Margaret, a Canadian with an expired visa, suddenly finds herself facing deportation, along with the prospect of losing her job. As she gets the news, with Andrew by her side, she improvises a solution—announcing she and Andrew are engaged. Andrew, who nurtures big literary ambitions, agrees to the fake marriage on the condition that she promotes him to editor and agrees to publish his novel. Then off they go to meet his parents (Mary Steenburgen, Craig T. Nelson) in Alaska for the 90th birthday of his quirky grandmother (Betty White). There, the brittle publishing diva—toppling around in absurdly inappropriate high heels, is shocked to discover that his fiancé underling is a scion of one of the state’s most prominent dynasties. Her parents, meanwhile, are dead, which is presumably why she’s become such thick-skinned tyrant.

Well, I’m sure you can write the rest of the script from there. Reynolds and Bullock sail through it on opposite narrative arcs: he’s the spineless lackey who has to grow a pair, and she’s the castrating CEO who has to lose a pair—and find a heart. Along the way, the script flirts with some complications, principally the introduction of Andrew’s high-school sweetheart, played by Malin Akerman, but it’s an underwritten role and a wasted opportunity. The filmmakers stick topredictable, crowd-pleasing tropes, including a Something’s Gotta Give “naked” collision between the two leads, as one heads into the shower and the other comes out. From a marketing viewpoint this scene has already paid its freight, with media junket interviews treating it as breaking news. But it’s one of those bogus nude scenes, in which both actors are completely undressed yet so artfully covered up that nothing is revealed. Only Reynolds shows his chest, which is better developed than Bullock’s. But when push comes to shove, in this romcom he does have the chick role.
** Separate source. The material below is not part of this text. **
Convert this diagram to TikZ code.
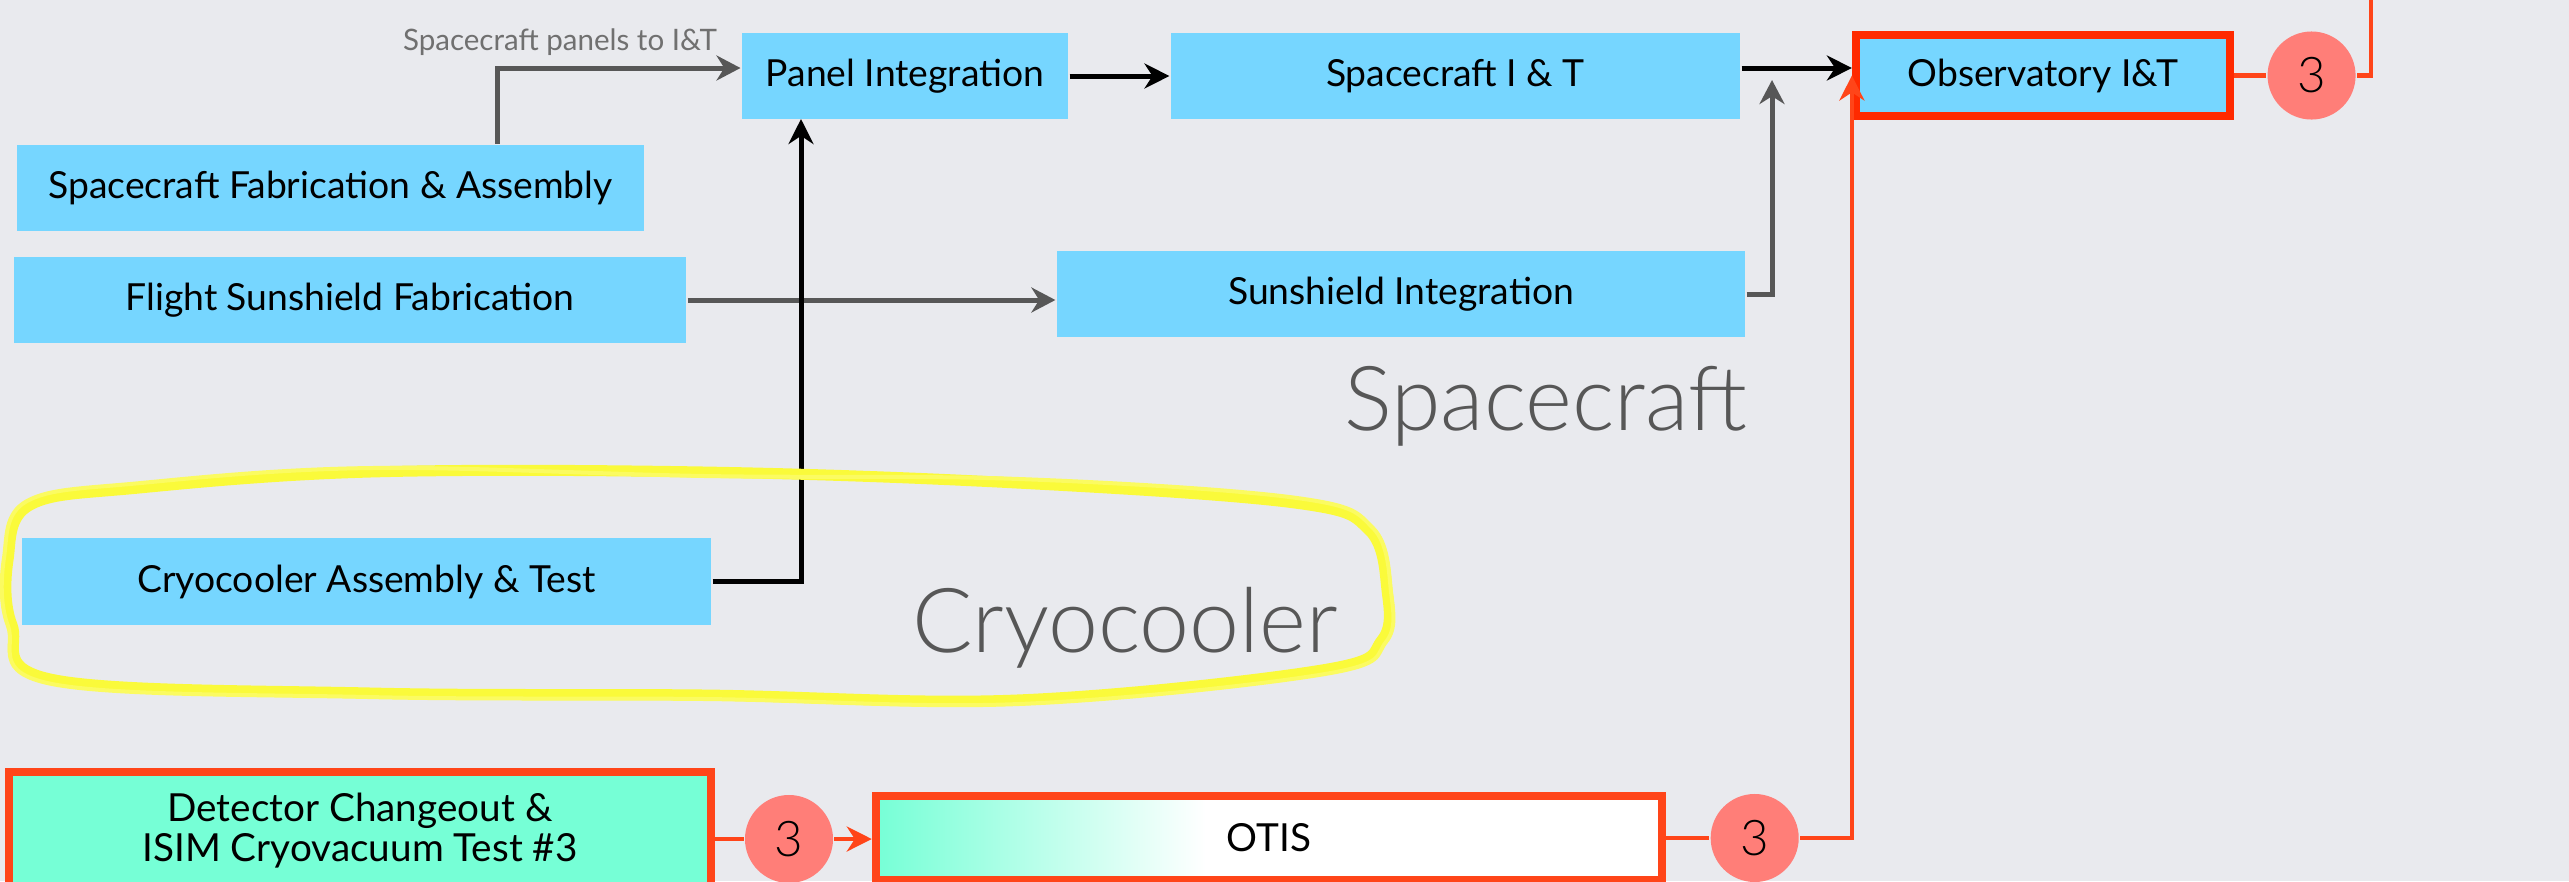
\documentclass[tikz,border=0pt]{standalone}
\usepackage{fontspec}
\setmainfont{Lato}
\newfontfamily\lightfont{Lato}[UprightFont={* Light}]
\usetikzlibrary{arrows.meta,positioning}

\definecolor{skyblue}{HTML}{76D6FF}
\definecolor{aqua}{HTML}{76FFD6}
\definecolor{flag}{HTML}{FF2A00}
\definecolor{ember}{HTML}{FF4519}
\definecolor{salmon}{HTML}{FF7E78}
\definecolor{slate}{HTML}{575757}
\definecolor{paper}{HTML}{E9EAEE}
\definecolor{marker}{HTML}{FAFA3A}
\pgfdeclarehorizontalshading{otisfade}{100bp}{color(0bp)=(aqua); color(25bp)=(aqua); color(46bp)=(white); color(100bp)=(white)}

\begin{document}
\begin{tikzpicture}[x=0.01cm, y=-0.01cm, thick,
    task/.style = {fill=skyblue, draw=none, inner sep=0pt, minimum height=0.86cm, font=\fontsize{10.6}{12}\selectfont},
    redbox/.style = {draw=ember, line width=0.08cm, inner sep=0pt, align=center, font=\fontsize{11}{11.4}\selectfont},
    num/.style = {circle, fill=salmon, inner sep=0pt, minimum size=0.88cm, font=\lightfont\fontsize{14}{14}\selectfont},
    biglbl/.style = {text=slate, inner sep=0pt, anchor=base west, font=\lightfont\fontsize{25.5}{28}\selectfont},
    greyarr/.style = {draw=slate, line width=0.05cm, -{Stealth[length=0.24cm, width=0.25cm]}},
    blackarr/.style = {draw=black, line width=0.05cm, -{Stealth[length=0.25cm, width=0.25cm]}},
    redline/.style = {draw=ember, line width=0.045cm},
    redarr/.style = {redline, -{Stealth[length=0.25cm, width=0.25cm]}}]

    \fill[paper] (0,0) rectangle (2569,881);
    \useasboundingbox (0,0) rectangle (2569,881);

    % spacecraft side
    \node[task, minimum width=3.26cm] (panel) at (905,76) {Panel Integration};
    \node[task, minimum width=5.69cm] (scit) at (1455.5,76) {Spacecraft I \& T};
    \node[task, draw=flag, line width=0.08cm, minimum width=3.74cm, minimum height=0.81cm] (obs) at (2043,75.5) {Observatory I\&T};
    \node[task, minimum width=6.27cm] (scfab) at (330.5,188) {Spacecraft Fabrication \& Assembly};
    \node[task, minimum width=6.72cm] (fsf) at (350,300) {Flight Sunshield Fabrication};
    \node[task, minimum width=6.88cm] (sunint) at (1401,294) {Sunshield Integration};
    \node[task, minimum width=6.89cm] (cryo) at (366.5,581.5) {Cryocooler Assembly \& Test};

    \node[text=slate!85, inner sep=0pt, font=\fontsize{8.4}{10}\selectfont] (panels) at (560,42) {Spacecraft panels to I\&T};
    \node[biglbl] (sclbl) at (1343,430) {Spacecraft};
    \node[biglbl] (cryolbl) at (911,652) {Cryocooler};

    % test flow
    \node[redbox, fill=aqua, minimum width=7.02cm, minimum height=1.18cm] (dcisim) at (360,831) {Detector Changeout \&\\ISIM Cryovacuum Test \#3};
    \node[redbox, shading=otisfade, minimum width=7.86cm, minimum height=0.84cm] (otis) at (1269,838) {OTIS};

    \node[num] (n1) [right=0.32cm of obs] {3};
    \node[num] (n2) [right=0.43cm of otis] {3};
    \node[num] (n3) at (789,839) {3};

    \coordinate (bend) at (497,68);
    \coordinate (join) at (1772,80);
    \coordinate (riser) at (801,119);
    \coordinate (topend) at (2371,0);

    \draw[greyarr] (scfab.north -| bend) |- (bend -| panel.west);
    \draw[greyarr] (fsf.east) -- (fsf.east -| sunint.west);
    \draw[greyarr] (sunint.east) -| (join);
    \draw[blackarr] (cryo.east) -| (riser);
    \draw[blackarr] (panel) -- (scit);
    \draw[blackarr] ([yshift=0.08cm]scit.east) -- ([yshift=0.08cm]scit.east -| obs.west);

    \draw[redline] (dcisim.east |- n3) -- (n3);
    \draw[redarr] (n3) -- (n3 -| otis.west);
    \draw[redline] (otis) -- (n2);
    \draw[redarr] (n2) -| (obs.west);
    \draw[redline] (obs) -- (n1);
    \draw[redline] (n1) -| (topend);

    % hand drawn ring
    \draw[marker, line width=0.11cm, line join=round] plot[smooth cycle, tension=0.6] coordinates {
        (139,488) (370,472) (703,472) (1017,483) (1295,503) (1369,530) (1387,590) (1382,640)
        (1322,670) (1017,700) (703,695) (370,693) (55,680) (12,625) (8,560) (30,505)};
    \draw[marker!80!white, line width=0.04cm, line join=round] plot[smooth cycle, tension=0.6] coordinates {
        (141,483) (372,468) (705,476) (1019,479) (1297,498) (1373,528) (1391,592) (1386,642)
        (1325,674) (1019,704) (705,699) (368,697) (52,684) (8,626) (4,558) (27,501)};
\end{tikzpicture}
\end{document}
While we’re discussing gender, I should point out that The Proposal is directed by the rarest of Hollywood creatures, a commercially successful female director—former dancer Anne Fletcher, whose previous romcom was the deeply regrettable 27 Dresses. Like that movie, this one seems explicitly designed to set feminism back 30 years. But in spite of all that, I found myself enjoying The Proposal more than I felt I should, chuckling at the predicaments and feeling the odd unsolicited tear moisten my eyes as if on cue in the third act. Formula romantic comedies can do that to me; I’m a sucker for them, and the worse they are the more they seem to get to me. But in this case, I also think I was responding to the actors. Bullock and Reynolds both rise above the material to find some sweet chemistry amid the cliché. You feel they both deserve better than this, but they gamely make the best of their lot, like a couple salvaging a bad marriage for the sake of the children. And on top of that, the casting offers a cute irony in the reversal of national stereotypes: although Reynolds is Canadian, he plays a nice-guy American, while Bullock plays a ruthless, career-mad Canuck. I suppose by putting his character’s home in Alaska, that makes him Canadian-ish, but you wouldn’t want to push this cultural analysis too far.